Showbiz glitz dethrones Britain's sense of majesty - Column

0 Comments | Insight on the News, Nov 28, 1994 | by Richard Grenier

How about Goldie Hawn for Queen of England? I can see her now, taking the salute, the Guards regiments passing in review at slow step, with Queen Goldie, the embodiment of royal majesty and tradition, giggling just a little to liven things up.

Or perhaps Queen Jane of the royal house of Fonda? She has lineage, of a sort.

And the only reason I'm not suggesting Queen Barbra of Streisand is because the darn woman has such an exalted view of herself that she might actually think it plausible.

After all, the members of Britain's royal family for some time have been behaving themselves very much like Hollywood royalty: running about, committing ostentatious adultery, dumping their private lives (including their sex lives) out before the public and playing the modern game of victim. It's far from certain, of course, that Britons want their royal family to behave like movie stars. Only a decade ago, 90 percent of the British population favored retention of the monarchy. Today, this has dropped to three-quarters or less. Most interestingly, one opinion poll found that only 35 percent thought the monarchy would exist 50 years from now. The future arrives fast these days.

British constitutional scholar Walter Bagehot (a former editor of the Economist) wrote famously in the 19th century that "we must not let daylight in upon magic." For Bagehot, the. monarchy was a thoroughly irrational institution, surrounded by a sense of tradition and the magic of ceremony, to which ordinary Britons who understood nothing of politics could nonetheless give their allegiance.
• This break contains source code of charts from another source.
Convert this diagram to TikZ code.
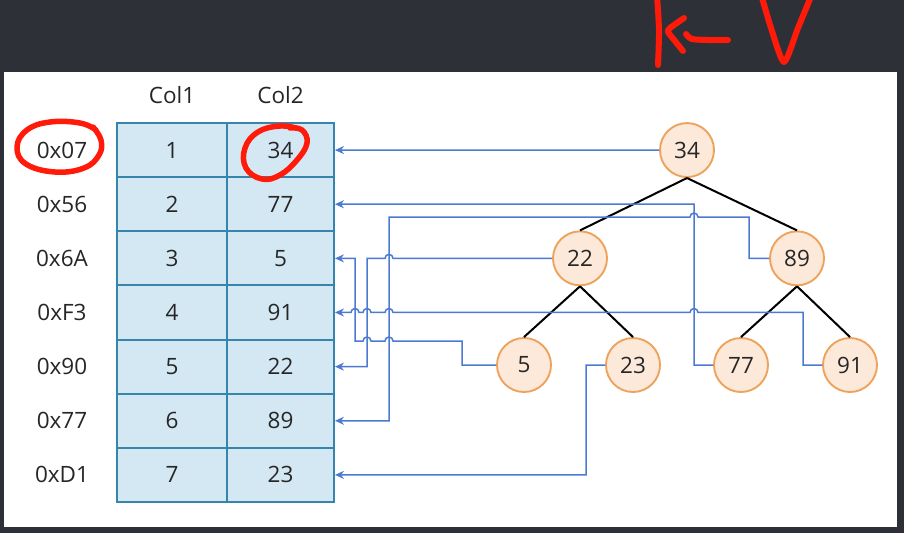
\documentclass[tikz,border=0pt]{standalone}
\usepackage{fontspec}
\setmainfont{Open Sans}
\usetikzlibrary{arrows.meta}

\definecolor{bgdark}{HTML}{2E3038}
\definecolor{tabfill}{HTML}{D3E8F2}
\definecolor{tabline}{HTML}{3585AC}
\definecolor{nodefill}{HTML}{FDE9DA}
\definecolor{nodeline}{HTML}{EEA35C}
\definecolor{linkblue}{HTML}{4C7AD2}
\definecolor{txt}{HTML}{262626}
\definecolor{pen}{HTML}{FF1A0A}

\begin{document}
\begin{tikzpicture}[x=1pt,y=-1pt,
  every node/.style={text=txt, font=\fontsize{22.5}{26}\selectfont},
  cell/.style={draw=tabline, fill=tabfill, line width=1.9pt,
    minimum height=54.14pt, inner sep=0pt},
  lbl/.style={inner sep=0pt},
  tnode/.style={circle, draw=nodeline, fill=nodefill, line width=1.9pt,
    minimum size=54pt, inner sep=0pt},
  edge/.style={draw=black, line width=2pt},
  link/.style={draw=linkblue, line width=1.5pt,
    -{Stealth[length=9pt,width=8pt]}},
  redpen/.style={draw=pen, line width=5.5pt, line cap=round, line join=round}
]
% backdrop and white slide panel
\fill[bgdark] (0,0) rectangle (904,533);
\useasboundingbox (0,0) rectangle (904,533);
\fill[white] (4,72) rectangle (897,527);

% column headers
\node[lbl] (h1) at (172,95) {Col1};
\node[lbl] (h2) at (280.5,95) {Col2};

% table rows: address, Col1, Col2
\foreach \i/\k/\v/\a in {1/1/34/0x07, 2/2/77/0x56, 3/3/5/0x6A, 4/4/91/0xF3,
                         5/5/22/0x90, 6/6/89/0x77, 7/7/23/0xD1} {
  \node[cell, minimum width=110pt] (k\i) at (172,{123+54.14*(\i-0.5)}) {\k};
  \node[cell, minimum width=107pt] (v\i) at (280.5,{123+54.14*(\i-0.5)}) {\v};
  \node[lbl] (a\i) at (62,{123+54.14*(\i-0.5)}) {\a};
}

% binary search tree
\node[tnode] (n34) at (687,150.07) {34};
\node[tnode] (n22) at (580,258.35) {22};
\node[tnode] (n89) at (797,258.35) {89};
\node[tnode] (n5)  at (524,365) {5};
\node[tnode] (n23) at (633,365) {23};
\node[tnode] (n77) at (741,365) {77};
\node[tnode] (n91) at (850,365) {91};

\draw[edge] (n34.south) -- (n22.north);
\draw[edge] (n34.south) -- (n89.north);
\draw[edge] (n22.south) -- (n5.north);
\draw[edge] (n22.south) -- (n23.north);
\draw[edge] (n89.south) -- (n77.north);
\draw[edge] (n89.south) -- (n91.north);

% links from tree nodes back to their rows (with hops over crossings)
\draw[link] (n34.west) -- (v1.east);
\draw[link] (n77.west) -- (694,365) -- (694,204.21) -- (v2.east);
\draw[link] (n89.west) -- (749,258.35) -- (749,217) -- (698,217)
  arc[start angle=0,end angle=180,radius=4pt] -- (389,217) -- (389,420.77) -- (v6.east);
\draw[link] (n22.west) -- (393,258.35)
  arc[start angle=0,end angle=180,radius=4pt] -- (367,258.35) -- (367,366.63) -- (v5.east);
\draw[link] (n5.west) -- (462,365) -- (462,341) -- (393,341)
  arc[start angle=0,end angle=180,radius=4pt] -- (371,341)
  arc[start angle=0,end angle=180,radius=4pt] -- (355,341) -- (355,258.35) -- (v3.east);
\draw[link] (n91.west) -- (803,365) -- (803,312.49) -- (698,312.49)
  arc[start angle=0,end angle=180,radius=4pt] -- (393,312.49)
  arc[start angle=0,end angle=180,radius=4pt] -- (371,312.49)
  arc[start angle=0,end angle=180,radius=4pt] -- (359,312.49)
  arc[start angle=0,end angle=180,radius=4pt] -- (v4.east);
\draw[link] (n23.west) -- (586,365) -- (586,474.91) -- (v7.east);

% red pen marks
\begin{scope}
\clip (0,0) rectangle (904,533);
\draw[redpen] plot[smooth, tension=0.7] coordinates
  {(96,130) (80,123) (50,122) (27,130) (17,147) (26,164) (55,172) (84,168) (99,155) (101,140) (93,127)};
\draw[redpen] plot[smooth, tension=0.7] coordinates
  {(300,129) (280,126) (258,132) (245,148) (246,168) (262,179) (280,175) (297,160) (307,143) (302,130) (290,128)};
\draw[redpen, line width=6pt] plot[smooth] coordinates {(657,-4) (659,30) (658,65)};
\draw[redpen, line width=6pt] plot[smooth, tension=0.4] coordinates {(684,18) (670,28) (668,32) (675,41) (683,51)};
\draw[redpen, line width=6pt] plot[smooth] coordinates {(686,34) (692,39) (710,40) (728,40)};
\draw[redpen, line width=6pt] plot[smooth, tension=0.4] coordinates {(761,-6) (771,28) (784,62) (798,28) (812,-6)};
\end{scope}
\end{tikzpicture}
\end{document}
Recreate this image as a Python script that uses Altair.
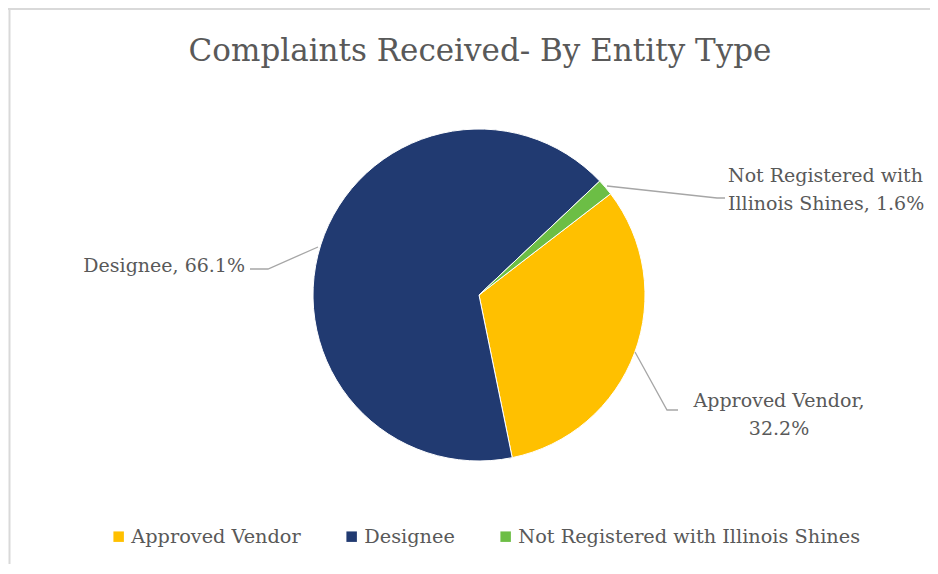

A monarchy wouldn't be necessary for a "cultivated population capable of abstract ideas," he wrote, but it was best to give the unlettered masses a hollow but ornamental monarchy to embody their national identity.

Few Britons, and almost no Americans, realize the recent vintage of almost all the "ancient" British traditions, most of them invented in the late 19th or early 20th century, as if following Bagehot's instructions. Prince Charles, the cause of so much of the present royal turmoil because of his marital separation and the authorized biographies (and counter-biographies) of himself and Princess Diana, was invested as Prince of Wales in accordance with a medieval practice revived (if you can call it that) in 1911.

A number of talking pinheads on American television (mostly women alas) have gushed most embarrassingly about Britain's monarchy as if it were a tourist theme park and its royal family dolls they used to play with as little girls. But for a nation to preserve its form of government for the benefit of tourists, the Economist writes, is "odd," to say the least. In addition to which, the tourists would come anyway, as they still come to Versailles many years after the last French king.

The British system contains no real checks and balances, and the monarchy, all but impotent, offers no serious opposition to a democratically elected Parliament. Leaving aside the suitability of Prince Charles to be king, a strong argument against abolishing the monarchy, in the Economist's view, is that the effort to do so would be more trouble than it's worth.

But an even more powerful argument against abolishing the royal house, even in its fallen, showbiz state, is that the British people might simply like the idea of a monarchy. In which case, I repeat my offer of Queen Goldie of Hawn, but will not be offended if Britain turns me down.